Member of the Laoag City Council
- In office 2018–2019

25th Governor of Ilocos Norte
- In office June 30, 2007 – June 30, 2010
- Vice Governor: Windell D. Chua
- Preceded by: Bongbong Marcos
- Succeeded by: Imee Marcos

4th President of the Philippine Olympic Committee
- In office 1981–1984
- Preceded by: Julian Malonso (provisional)
- Succeeded by: Jose Sering

Personal details
- Born: Michael Edward Marcos Keon September 22, 1954 (age 71) Rome, Italy
- Party: Independent (2021–present) Nacionalista (2018–2021) Lakas (before 2007; 2008–2010) KAMPI (2007–2008)
- Spouse: Simonette Soriano
- Relations: Marcos family
- Parent(s): Michael Keon Elizabeth Marcos
- Alma mater: University of the Philippines Diliman (BA)
- Known for: First Executive Director of Project Gintong Alay (1979–1986)

= Michael Marcos Keon =

Filipino politician

Michael Edward Marcos Keon (born September 22, 1954) is a Filipino politician. Keon is the son of Australian journalist Michael James Keon and Elizabeth E. Marcos-Keon, governor of Ilocos Norte from 1971 to 1983 and the nephew of former Philippine president Ferdinand Marcos.
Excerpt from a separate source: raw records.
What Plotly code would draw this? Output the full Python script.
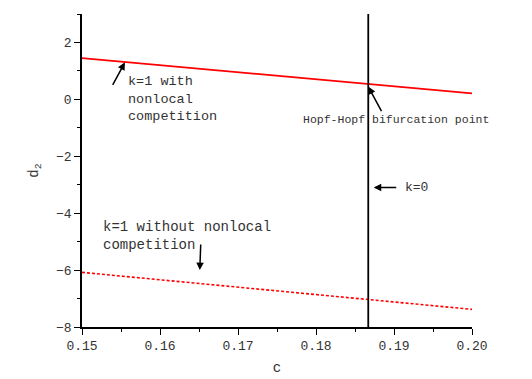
import plotly.graph_objects as go

c_vals = [0.15, 0.20]
d2_with_nonlocal = [1.45, 0.21]
d2_without_nonlocal = [-6.08, -7.38]
c_k0 = [0.1867, 0.1867]
d2_k0 = [-8, 3]
x_ticks = [0.15, 0.16, 0.17, 0.18, 0.19, 0.20]
x_tick_text = ["0.15", "0.16", "0.17", "0.18", "0.19", "0.20"]
y_ticks = [2, 0, -2, -4, -6, -8]
y_tick_text = ["2", "0", "\u22122", "\u22124", "\u22126", "\u22128"]

FONT = "Liberation Mono"

fig = go.Figure()
fig.add_trace(go.Scatter(x=c_vals, y=d2_with_nonlocal, mode="lines",
                         line=dict(color="#ff0000", width=1.6), showlegend=False))
fig.add_trace(go.Scatter(x=c_vals, y=d2_without_nonlocal, mode="lines",
                         line=dict(color="#ff0000", width=1.6, dash="3px,2px"), showlegend=False))
fig.add_trace(go.Scatter(x=c_k0, y=d2_k0, mode="lines",
                         line=dict(color="#000000", width=1.8), showlegend=False))

ann_font = dict(family=FONT, size=13.5, color="#333333")
annotations = [
    dict(x=0.1555, y=1.3, xref="x", yref="y", ax=-13, ay=24, showarrow=True,
         arrowhead=2, arrowsize=1, arrowwidth=1.5, arrowcolor="black", text=""),
    dict(x=0.1557, y=0.95, xref="x", yref="y", text="k=1 with<br>nonlocal<br>competition",
         showarrow=False, xanchor="left", yanchor="top", align="left", font=ann_font),
    dict(x=0.1867, y=0.45, xref="x", yref="y", ax=14, ay=26, showarrow=True,
         arrowhead=2, arrowsize=1, arrowwidth=1.5, arrowcolor="black", text=""),
    dict(x=0.1781, y=-0.7, xref="x", yref="y", text="Hopf-Hopf bifurcation point",
         showarrow=False, xanchor="left", yanchor="middle", align="left",
         font=dict(family=FONT, size=11.5, color="#333333")),
    dict(x=0.1874, y=-3.1, xref="x", yref="y", ax=24, ay=0, showarrow=True,
         arrowhead=2, arrowsize=1, arrowwidth=1.5, arrowcolor="black", text=""),
    dict(x=0.1912, y=-3.1, xref="x", yref="y", text="k=0",
         showarrow=False, xanchor="left", yanchor="middle",
         font=dict(family=FONT, size=13, color="#333333")),
    dict(x=0.1651, y=-6.0, xref="x", yref="y", ax=1, ay=-27, showarrow=True,
         arrowhead=2, arrowsize=1, arrowwidth=1.5, arrowcolor="black", text=""),
    dict(x=0.1524, y=-4.12, xref="x", yref="y", text="k=1 without nonlocal<br>competition",
         showarrow=False, xanchor="left", yanchor="top", align="left",
         font=dict(family=FONT, size=14, color="#333333")),
]

# the page body adds an 8px offset, so margins are shifted to compensate
fig.update_layout(
    width=532, height=379,
    margin=dict(l=74, r=68, t=6, b=60, autoexpand=False),
    paper_bgcolor="white", plot_bgcolor="white",
    font=dict(family=FONT, size=12, color="#333333"),
    annotations=annotations,
    xaxis=dict(range=[0.15, 0.20], tickmode="array", tickvals=x_ticks, ticktext=x_tick_text,
               ticks="outside", ticklen=6, tickwidth=1.3, tickcolor="black", automargin=False,
               minor=dict(ticks="outside", ticklen=3, tickwidth=1.2, tickcolor="black", dtick=0.005),
               showline=True, linecolor="black", linewidth=1.5, showgrid=False, zeroline=False,
               tickfont=dict(family=FONT, size=13, color="#333333"),
               title=dict(text="c", font=dict(family=FONT, size=14, color="#333333"), standoff=9)),
    yaxis=dict(range=[-8, 3], tickmode="array", tickvals=y_ticks, ticktext=y_tick_text,
               ticks="outside", ticklen=6, tickwidth=1.3, tickcolor="black", automargin=False,
               minor=dict(ticks="outside", ticklen=3, tickwidth=1.2, tickcolor="black", dtick=1),
               showline=True, linecolor="black", linewidth=1.5, showgrid=False, zeroline=False,
               tickfont=dict(family=FONT, size=13, color="#333333"),
               title=dict(text="d<sub>2</sub>", font=dict(family=FONT, size=14, color="#333333"), standoff=14)),
)

fig.write_html("out.html")
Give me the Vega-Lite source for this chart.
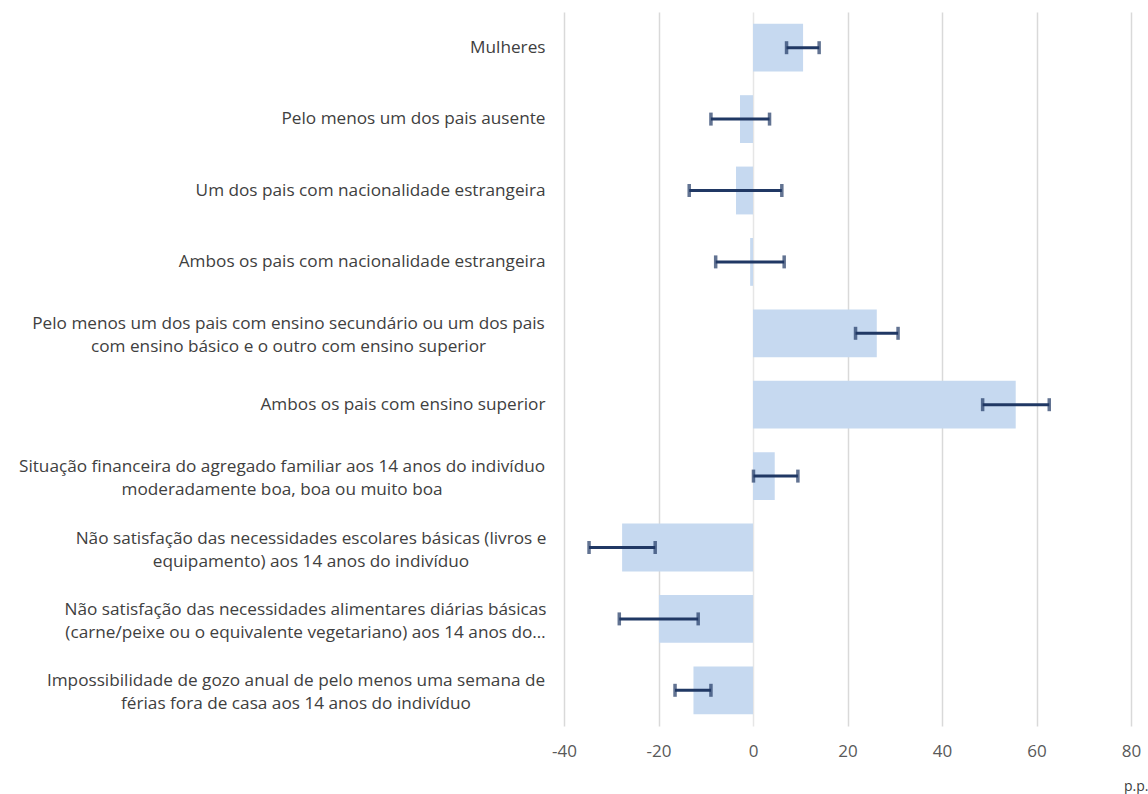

His mother, the first female vice-governor and governor of Ilocos Norte, was the sister of former Philippine president Ferdinand Marcos. His father worked for the United Nations Food and Agricultural Organization and had a hand in setting up the International Rice Research Institute in Los Baños, Laguna. His father also joined the historic 10,000-km. "Long March" with Mao Zedong during the Chinese Communist Revolution, covering the monumental event for the Chicago Daily Tribune.

Before entering politics, Keon worked in the sports sector as director of the Gintong Alay program. This project was launched on October 31, 1979 and was intended to ensure the success of Philippine sports to promote and ultimately to achieve gold medals in international events.

== Political career ==

He served as provincial governor of Ilocos Norte from 2007-2010. He was preceded by cousin, Bongbong Marcos and was succeeded by Imee Marcos.

He initially planned to run as mayor of Laoag for 2013 elections but withdrew after Bongbong Marcos convinced him to withdraw his candidacy in favor of then-ABC President Chevylle V. Fariñas, wife of the then-outgoing Mayor Michael V. Fariñas.

In 2018, Keon was appointed by Ilocos Norte Governor Imee Marcos as Laoag City Councilor to fill in a vacant position in the Laoag City Council.

In 2019 elections, he again ran for the same position; this time with the support of the Marcos clan. He defeated the incumbent mayor Chevylle Fariñas. His victory signaled the end of decades-old rule of the Fariñas clan in the city. However, his subsequent reelection bids in 2022 and 2025 did not receive the support of the Marcoses, who endorsed other candidates instead. In the 2025 election, he lost to city councilor Bryan Alcid.